Y se encendió la luz amanecida

Con la Pascua, se abre otra procesión que nunca termina en la que dar testimonio de que Jesús ha vencido la muerte y todas sus engañifas, sus chantajes y sus rincones de tristeza y melancolía. Con el gozo de María, alegrémonos nosotros también. Con todos los santos que se alegran en el cielo por la misma razón que nosotros, brindamos hoy en la tierra. Cristo ha resucitado, no es vana nuestra fe. La noche pasó con sus sombras, y se encendió la luz amanecida. La penúltima palabra de la censura de la verdad y el asesinato de la vida cedió inevitablemente la palabra final a quien, siendo Dios, se hizo hombre, se hizo hermano, se hizo historia y se hizo Pascua rediviva. 

No tuvimos que maldecir la oscuridad, ni cavar trincheras peleonas contra ella, ni levantar broncas barricadas.

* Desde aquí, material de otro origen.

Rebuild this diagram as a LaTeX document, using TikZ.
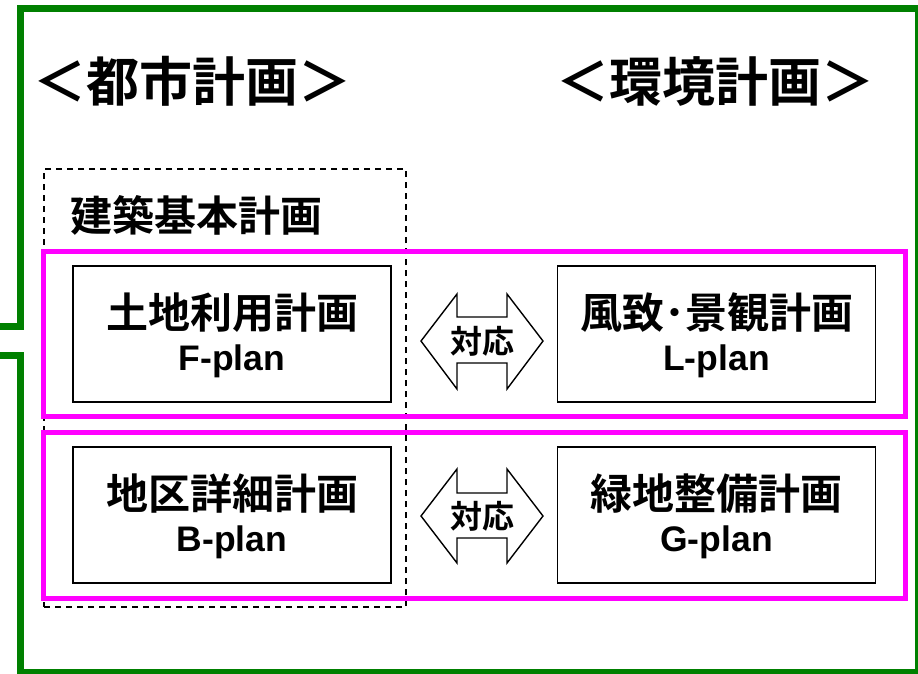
\documentclass[tikz,border=0pt]{standalone}
\usepackage{fontspec}
\newfontfamily\jp{Noto Sans CJK JP Bold}
\newfontfamily\lat{Liberation Sans}
\definecolor{frameGreen}{RGB}{0,128,0}
\definecolor{mag}{RGB}{255,0,255}
\tikzset{
  planbox/.style={draw=black, line width=1.8pt, minimum width=318pt, minimum height=136pt, inner sep=0pt},
  pairbox/.style={draw=mag, line width=5pt, minimum width=861.5pt, inner sep=0pt},
  groupbox/.style={draw=black, line width=1.3pt, dash pattern=on 6pt off 5pt, inner sep=0pt},
  title/.style={font=\jp\fontsize{53}{60}\selectfont, anchor=base, inner sep=0pt},
  jtext/.style={font=\jp\fontsize{42}{48}\selectfont, anchor=base, inner sep=0pt},
  ltext/.style={font=\lat\bfseries\fontsize{35.5}{40}\selectfont, anchor=base, inner sep=0pt},
  arrtext/.style={font=\jp\fontsize{32}{36}\selectfont, anchor=base, inner sep=0pt},
  dblarrow/.style={draw=black, line width=1.4pt, fill=white, line join=miter}
}
\begin{document}
\begin{tikzpicture}[x=1pt,y=-1pt]
\useasboundingbox (0,0) rectangle (918,673);
% green frame
\draw[frameGreen, line width=7pt, line join=miter]
  (0,326) -- (20.5,326) -- (20.5,8) -- (918.5,8) -- (918.5,672.5) -- (20.5,672.5) -- (20.5,355) -- (0,355);
% titles
\node[title] (tcity) at (192,101) {＜都市計画＞};
\node[title] (tenv) at (715,101) {＜環境計画＞};
% dashed group
\node[groupbox, minimum width=362pt, minimum height=438pt] (grp) at (225,388) {};
\node[jtext, anchor=base west] (grplabel) at (70,231) {建築基本計画};
% magenta pair boxes
\node[pairbox, minimum height=165pt] (pair1) at (474.25,333.5) {};
\node[pairbox, minimum height=166pt] (pair2) at (474.25,515) {};
% plan boxes
\node[planbox] (fbox) at (232,334) {};
\node[planbox] (lbox) at (716.5,334) {};
\node[planbox] (bbox) at (232,515) {};
\node[planbox] (gbox) at (716.5,515) {};
% texts
\node[jtext] (fj) at (232,328) {土地利用計画};
\node[ltext] (fl) at (232,370) {F-plan};
\node[jtext] (lj) at (716.5,328) {風致･景観計画};
\node[ltext] (ll) at (716.5,370) {L-plan};
\node[jtext] (bj) at (232,509) {地区詳細計画};
\node[ltext] (bl) at (232,551) {B-plan};
\node[jtext] (gj) at (716.5,509) {緑地整備計画};
\node[ltext] (gl) at (716.5,551) {G-plan};
% double arrows
\draw[dblarrow] (421,341) -- (457,294) -- (457,317) -- (507,317) -- (507,294) -- (543,341)
  -- (507,389) -- (507,363) -- (457,363) -- (457,389) -- cycle;
\node[arrtext] (a1) at (482,353) {対応};
\draw[dblarrow] (421,516) -- (457,469) -- (457,493) -- (507,493) -- (507,469) -- (543,516)
  -- (507,563) -- (507,538) -- (457,538) -- (457,563) -- cycle;
\node[arrtext] (a2) at (482,528) {対応};
\end{tikzpicture}
\end{document}
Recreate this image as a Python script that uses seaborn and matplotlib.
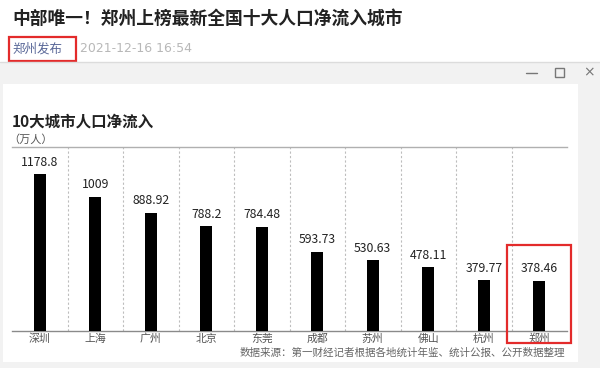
import matplotlib
matplotlib.use("Agg")
import matplotlib.pyplot as plt
from matplotlib.patches import Rectangle
from matplotlib.lines import Line2D
import seaborn as sns
import pandas as pd

# ---------------------------------------------------------------
# Data
# ---------------------------------------------------------------
CITIES = ["深圳", "上海", "广州", "北京", "东莞", "成都", "苏州", "佛山", "杭州", "郑州"]
NET_INFLOW = [1178.8, 1009, 888.92, 788.2, 784.48, 593.73, 530.63, 478.11, 379.77, 378.46]
VALUE_LABELS = ["1178.8", "1009", "888.92", "788.2", "784.48",
                "593.73", "530.63", "478.11", "379.77", "378.46"]

ARTICLE_TITLE = "中部唯一！郑州上榜最新全国十大人口净流入城市"
AUTHOR = "郑州发布"
DATE = "2021-12-16 16:54"
CHART_TITLE = "10大城市人口净流入"
UNIT = "（万人）"
SOURCE = "数据来源：第一财经记者根据各地统计年鉴、统计公报、公开数据整理"

W, H = 600, 368

sns.set_style("white")
plt.rcParams["font.family"] = ["Noto Sans CJK SC", "DejaVu Sans"]


def fx(px):
    return px / W


def fy(py):
    return 1 - py / H


fig = plt.figure(figsize=(W / 100, H / 100), dpi=100)
fig.patch.set_facecolor("white")

# window panel (grey) and white inner area
fig.add_artist(Rectangle((0, 0), 1, fy(62), transform=fig.transFigure,
                         facecolor="#f2f2f2", edgecolor="none", zorder=0))
fig.add_artist(Line2D([0, 1], [fy(61.5), fy(61.5)], transform=fig.transFigure,
                      color="#dcdcdc", lw=1))
fig.add_artist(Rectangle((fx(3), fy(362)), fx(575), 278 / H, transform=fig.transFigure,
                         facecolor="white", edgecolor="none", zorder=0))

# article header
fig.text(fx(12), fy(19), ARTICLE_TITLE, fontsize=12.8, fontweight="bold",
         color="#222222", va="center", ha="left")
fig.text(fx(12), fy(49), AUTHOR, fontsize=9, color="#5a6898", va="center", ha="left")
fig.text(fx(80), fy(49), DATE, fontsize=9, color="#b8b8b8", va="center", ha="left",
         family="DejaVu Sans")
fig.add_artist(Rectangle((fx(8.5), fy(61)), fx(67), 24 / H, transform=fig.transFigure,
                         facecolor="none", edgecolor="#e32b2b", lw=1.6))

# window controls
fig.add_artist(Line2D([fx(526), fx(537)], [fy(72.5), fy(72.5)], transform=fig.transFigure,
                      color="#777777", lw=1))
fig.add_artist(Rectangle((fx(555), fy(77)), fx(9), 9 / H, transform=fig.transFigure,
                         facecolor="none", edgecolor="#777777", lw=1))
fig.text(fx(589), fy(72), "×", fontsize=10, color="#777777", va="center", ha="center",
         family="DejaVu Sans")

# chart title
fig.text(fx(12), fy(121), CHART_TITLE, fontsize=11.2, fontweight="bold",
         color="#222222", va="center", ha="left")
fig.text(fx(8), fy(140), UNIT, fontsize=8, color="#555555", va="center", ha="left")

# ---------------------------------------------------------------
# Bar chart
# ---------------------------------------------------------------
df = pd.DataFrame({"city": CITIES, "value": NET_INFLOW})

ax = fig.add_axes([fx(12), fy(331), fx(555), 184 / H])
sns.barplot(data=df, x="city", y="value", color="black", width=0.21,
            saturation=1, linewidth=0, ax=ax, zorder=3)
ax.set_xlim(-0.5, len(CITIES) - 0.5)
ax.set_ylim(0, 1383)
ax.set_xlabel("")
ax.set_ylabel("")
ax.set_yticks([])
ax.tick_params(axis="x", length=0, pad=2, labelsize=7.8, labelcolor="#555555")
ax.set_facecolor("none")

for side in ["left", "right"]:
    ax.spines[side].set_visible(False)
ax.spines["top"].set_color("#b0b0b0")
ax.spines["top"].set_linewidth(1)
ax.spines["bottom"].set_color("#8a8a8a")
ax.spines["bottom"].set_linewidth(1)

for i in range(len(CITIES) - 1):
    ax.axvline(i + 0.5, color="#bdbdbd", lw=0.8, ls=(0, (2, 2)), zorder=1)

for i, (v, lab) in enumerate(zip(NET_INFLOW, VALUE_LABELS)):
    ax.annotate(lab, (i, v), xytext=(0, 4), textcoords="offset points",
                ha="center", va="bottom", fontsize=8.8, color="#222222")

# source note
fig.text(fx(565), fy(353), SOURCE, fontsize=7.6, color="#666666",
         va="center", ha="right")

# red highlight box around Zhengzhou
fig.add_artist(Rectangle((fx(507), fy(343)), fx(64), 98 / H, transform=fig.transFigure,
                         facecolor="none", edgecolor="#e32b2b", lw=1.6, zorder=10))

fig.savefig("out.png", dpi=100)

Como dice Charles Péguy, Cristo no luchó contra la tiniebla, sino que se puso en medio de ella para ser la Luz. Así, nosotros pusimos anoche en el candelero de la libertad y del afecto, la llama con la que el Señor resucitado nos daba calor y luz. Lentamente, la oscuridad se vio denunciada, empujada y vencida, y la vida tomaba un nuevo rostro, devolviéndonos su encanto, su secreto y su color.

Al alba de pascua encendemos los cristianos el cirio de la luz amanecida. Es un canto dulce, apasionado, con un brindis de triunfo que no se hace triunfalista. Porque Cristo ha vencido con su resurrección bendita, su muerte y la nuestra. Fue al alba, sí, sucedió al alba, cuando el amor no nos abandona. Dios nos ha abierto su casa, nos acoge y nos regala su vida. Por eso, cantamos un aleluya al alba de nuestra mejor alegría.